Now, onto what this book is really about.
This is a detailed investigation of a single atrocity and the events and circumstances leading up to and surrounding the soldiers and battalion involved. It is presented in the very best of journalistic tradition - at times one can sense the author's struggle to not pass any personal judgement - and is exceptionally detailed, revealing and sympathetic. You can read other reviews for information regarding this event.
What I will add is that I believe this book to be essential reading for anyone seeking to understand the stresses and strains placed on the modern 'western' soldier, especially in the US forces where tours of duty are much too long and often enforced second or even third tours. Beyond that, it is equally useful reading for any student of psychology and even students of organizational theory and ledership.

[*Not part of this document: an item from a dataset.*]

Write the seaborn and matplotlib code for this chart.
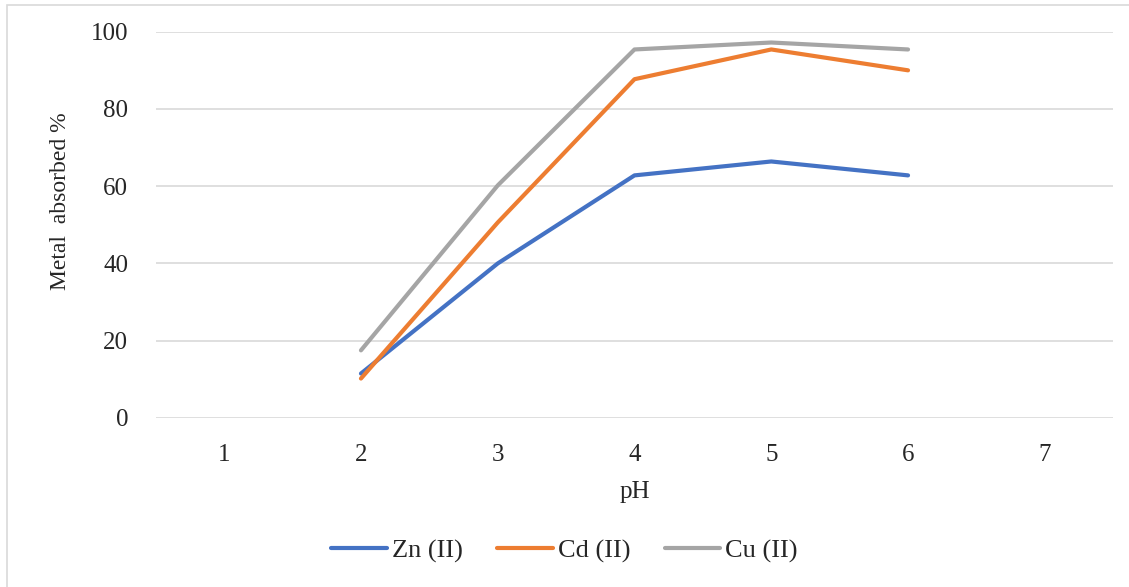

In fact, I would warn any reader who is not au fait with terms such as 'The Pygmalion Effect' that they ensure they have psychiatric reference sources available to them during reading.
With due deference to the appalling subject matter, especially to those directly involved on both sides and generally to anyone who esteems NATO's armed forces, this book is an exciting recounting of a company's deployment in the most extreme of circumstances, terifically well researched, edited and presented and deeply, deeply disturbing. Excellent.